Mississippi man convicted for defrauding the Internal Revenue Service for up to $1.7 million


Date: November 20, 2020

Contact: newsroom@ci.irs.gov

Memphis, TN — After a four-day jury trial with proper COVID-19 health and safety protocols, Terry Benson of Senatobia, Mississippi, has been found guilty as charged of Theft of Government Funds, Mail Fraud, and Passing Fictitious Instruments. D. Michael Dunavant.

Benson was found guilty of defrauding the IRS by submitting fictitious financial instruments in the amounts of $393,053.78 and $1.3 million and other numerous fraudulent documents, causing the IRS to send him a refund check for $297,311.12. He then used those funds to open accounts with Morgan Stanley and Regions Bank and purchase a mobile home and other personal items. In addition, he was found guilty of using the U.S. Mail in furtherance of these crimes.

According to the indictment, Benson executed a scheme to steal funds from the IRS. Benson sent the IRS a fictitious money order as a "Tax Account Settlement Payment" which was applied to balances he owed for tax years 2006, 2007, and 2010 to settle his debt. The IRS issued him a refund check in the amount of $297,311.12 for the overage amount after applying amounts to his IRS debt and debt owed by Benson to the Tennessee Office of Child Support Enforcement Services. Benson filed many fraudulent documents with the IRS naming public officials, organizations or other entities in the documents. In some instances, Benson filed UCC-1 financing statements with the Tennessee Secretary of State naming Regions Bank, the U.S. District Court for the Western District of Tennessee, Shelby County Juvenile Court, the IRS and an employee of the IRS as debtors while identifying himself as the creditor.

On March 19, 2019, Benson was indicted for theft of government funds, mail fraud, and passing a fictitious financial instrument.
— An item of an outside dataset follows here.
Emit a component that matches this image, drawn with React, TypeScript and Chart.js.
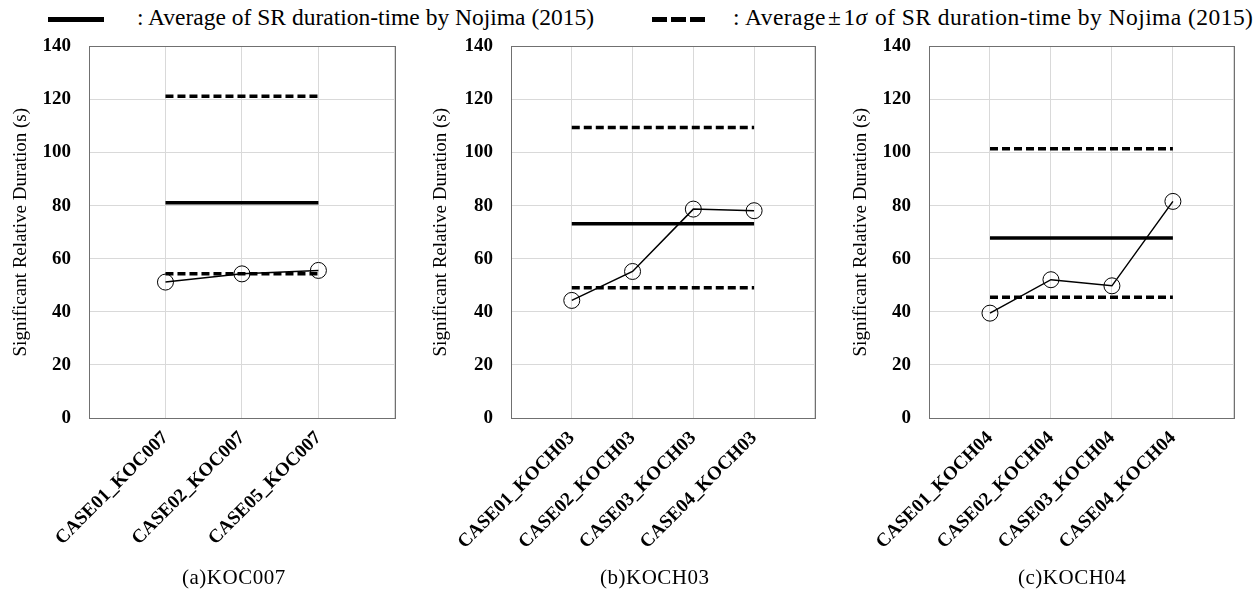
import React, { useEffect, useRef } from "react";
import { Chart, registerables } from "chart.js";

Chart.register(...registerables);

// ---- data ----
const catsA = ["CASE01_KOC007", "CASE02_KOC007", "CASE05_KOC007"];
const valsA = [51.2, 54.3, 55.6];
const meanA = 81.1;
const upperA = 121.2;
const lowerA = 54.3;

const catsB = ["CASE01_KOCH03", "CASE02_KOCH03", "CASE03_KOCH03", "CASE04_KOCH03"];
const valsB = [44.3, 55.2, 78.7, 78.1];
const meanB = 73.2;
const upperB = 109.4;
const lowerB = 49.1;

const catsC = ["CASE01_KOCH04", "CASE02_KOCH04", "CASE03_KOCH04", "CASE04_KOCH04"];
const valsC = [39.5, 52.1, 49.8, 81.6];
const meanC = 67.8;
const upperC = 101.4;
const lowerC = 45.5;

const yTicks = [0, 20, 40, 60, 80, 100, 120, 140];
const yTitle = "Significant Relative Duration (s)";
const legendSolid = ": Average of SR duration-time by Nojima (2015)";
const captions = ["(a)KOC007", "(b)KOCH03", "(c)KOCH04"];

const SERIF = "'Liberation Serif', 'Times New Roman', serif";

const borderPlugin = {
  id: "plotBorder",
  afterDraw(chart: any) {
    const { ctx, chartArea } = chart;
    const { left, top, right, bottom } = chartArea;
    ctx.save();
    ctx.strokeStyle = "#707070";
    ctx.lineWidth = 1;
    ctx.strokeRect(Math.round(left) + 0.5, Math.round(top) + 0.5, Math.round(right - left), Math.round(bottom - top));
    ctx.restore();
  },
};

type PanelProps = {
  left: number;
  top: number;
  width: number;
  height: number;
  cats: string[];
  vals: number[];
  mean: number;
  upper: number;
  lower: number;
  axisWidth: number;
  padRight: number;
};

function Panel(p: PanelProps) {
  const ref = useRef<HTMLCanvasElement | null>(null);
  useEffect(() => {
    if (!ref.current) return;
    const n = p.cats.length;
    const series = p.vals.map((v, i) => ({ x: i + 1, y: v }));
    const hline = (v: number) => [
      { x: 1, y: v },
      { x: n, y: v },
    ];
    const chart = new Chart(ref.current, {
      type: "line",
      data: {
        datasets: [
          {
            data: series,
            borderColor: "#000",
            borderWidth: 1.5,
            pointRadius: 8,
            pointBorderWidth: 1,
            pointBorderColor: "#000",
            pointBackgroundColor: "rgba(0,0,0,0)",
            fill: false,
          },
          {
            data: hline(p.mean),
            borderColor: "#000",
            borderWidth: 3.5,
            pointRadius: 0,
            fill: false,
          },
          {
            data: hline(p.upper),
            borderColor: "#000",
            borderWidth: 3.5,
            borderDash: [8, 4],
            pointRadius: 0,
            fill: false,
          },
          {
            data: hline(p.lower),
            borderColor: "#000",
            borderWidth: 3.5,
            borderDash: [8, 4],
            pointRadius: 0,
            fill: false,
          },
        ],
      },
      options: {
        animation: false,
        responsive: false,
        maintainAspectRatio: false,
        layout: { padding: { top: 2, right: p.padRight, left: 0, bottom: 0 } },
        plugins: { legend: { display: false }, tooltip: { enabled: false } },
        scales: {
          x: {
            type: "linear",
            min: 0,
            max: n + 1,
            afterBuildTicks: (scale: any) => {
              const t = [];
              for (let i = 0; i <= n + 1; i++) t.push({ value: i });
              scale.ticks = t;
            },
            afterFit: (scale: any) => {
              scale.height = 172;
            },
            grid: { color: "#d9d9d9", lineWidth: 1, drawTicks: false },
            border: { display: false },
            ticks: {
              autoSkip: false,
              minRotation: 45,
              maxRotation: 45,
              padding: 9,
              color: "#000",
              font: { family: SERIF, size: 19, weight: "bold" },
              callback: (v: any) => p.cats[Number(v) - 1] ?? "",
            },
          },
          y: {
            min: 0,
            max: 140,
            afterBuildTicks: (scale: any) => {
              scale.ticks = yTicks.map((v) => ({ value: v }));
            },
            afterFit: (scale: any) => {
              scale.width = p.axisWidth;
            },
            grid: { color: "#d9d9d9", lineWidth: 1, drawTicks: false },
            border: { display: false },
            ticks: {
              padding: 18,
              color: "#000",
              font: { family: SERIF, size: 19, weight: "bold" },
            },
            title: {
              display: true,
              text: yTitle,
              color: "#000",
              padding: { top: 10, bottom: 0 },
              font: { family: SERIF, size: 19, weight: "normal" },
            },
          },
        },
      },
      plugins: [borderPlugin],
    } as any);
    return () => chart.destroy();
  }, []);
  return (
    <canvas
      ref={ref}
      width={p.width}
      height={p.height}
      style={{ position: "absolute", left: p.left, top: p.top, width: p.width, height: p.height }}
    />
  );
}

export default function App() {
  const legendFont: React.CSSProperties = {
    position: "absolute",
    top: 2,
    fontFamily: SERIF,
    fontSize: 23.5,
    lineHeight: "30px",
    whiteSpace: "nowrap",
    color: "#000",
  };
  const dash: React.CSSProperties = { position: "absolute", top: 17, height: 5, background: "#000" };
  const cap: React.CSSProperties = {
    position: "absolute",
    top: 563,
    fontFamily: SERIF,
    fontSize: 21,
    lineHeight: "28px",
    whiteSpace: "nowrap",
    color: "#000",
    letterSpacing: "0.5px",
  };
  return (
    <div style={{ position: "absolute", left: 0, top: 0, width: 1259, height: 595, background: "#fff", overflow: "hidden" }}>
      <div style={{ ...dash, left: 48, width: 56 }} />
      <div style={{ ...legendFont, left: 137 }}>{legendSolid}</div>
      <div style={{ ...dash, left: 652, width: 15 }} />
      <div style={{ ...dash, left: 671, width: 15 }} />
      <div style={{ ...dash, left: 690, width: 15 }} />
      <div style={{ ...legendFont, left: 733, letterSpacing: "0.45px" }}>
        : Average<span style={{ margin: "0 2px" }}>±</span>1<i style={{ marginRight: 1 }}>σ</i> of SR duration-time by Nojima (2015)
      </div>
      <Panel left={0} top={17} width={420} height={573} cats={catsA} vals={valsA} mean={meanA} upper={upperA} lower={lowerA} axisWidth={89} padRight={24} />
      <Panel left={420} top={17} width={420} height={573} cats={catsB} vals={valsB} mean={meanB} upper={upperB} lower={lowerB} axisWidth={91} padRight={22} />
      <Panel left={840} top={17} width={419} height={573} cats={catsC} vals={valsC} mean={meanC} upper={upperC} lower={lowerC} axisWidth={89} padRight={23} />
      <div style={{ ...cap, left: 182 }}>{captions[0]}</div>
      <div style={{ ...cap, left: 600 }}>{captions[1]}</div>
      <div style={{ ...cap, left: 1018 }}>{captions[2]}</div>
    </div>
  );
}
A sentencing hearing is set for February 25, 2021, before U.S. District Court Judge Mark Norris, where Benson faces possible sentences of up to 10 years for the theft of government funds; up to 20 years for the mail fraud; and up to 25 years for passing fictitious instruments. There is no parole in the federal system.

The Internal Revenue Service Criminal Investigation Division and the U.S. Postal Inspection Service investigated this case.

Assistant U.S. Attorney Damon K. Griffin and Assistant U.S. Attorney Eileen Kuo are prosecuting this case on behalf of the government.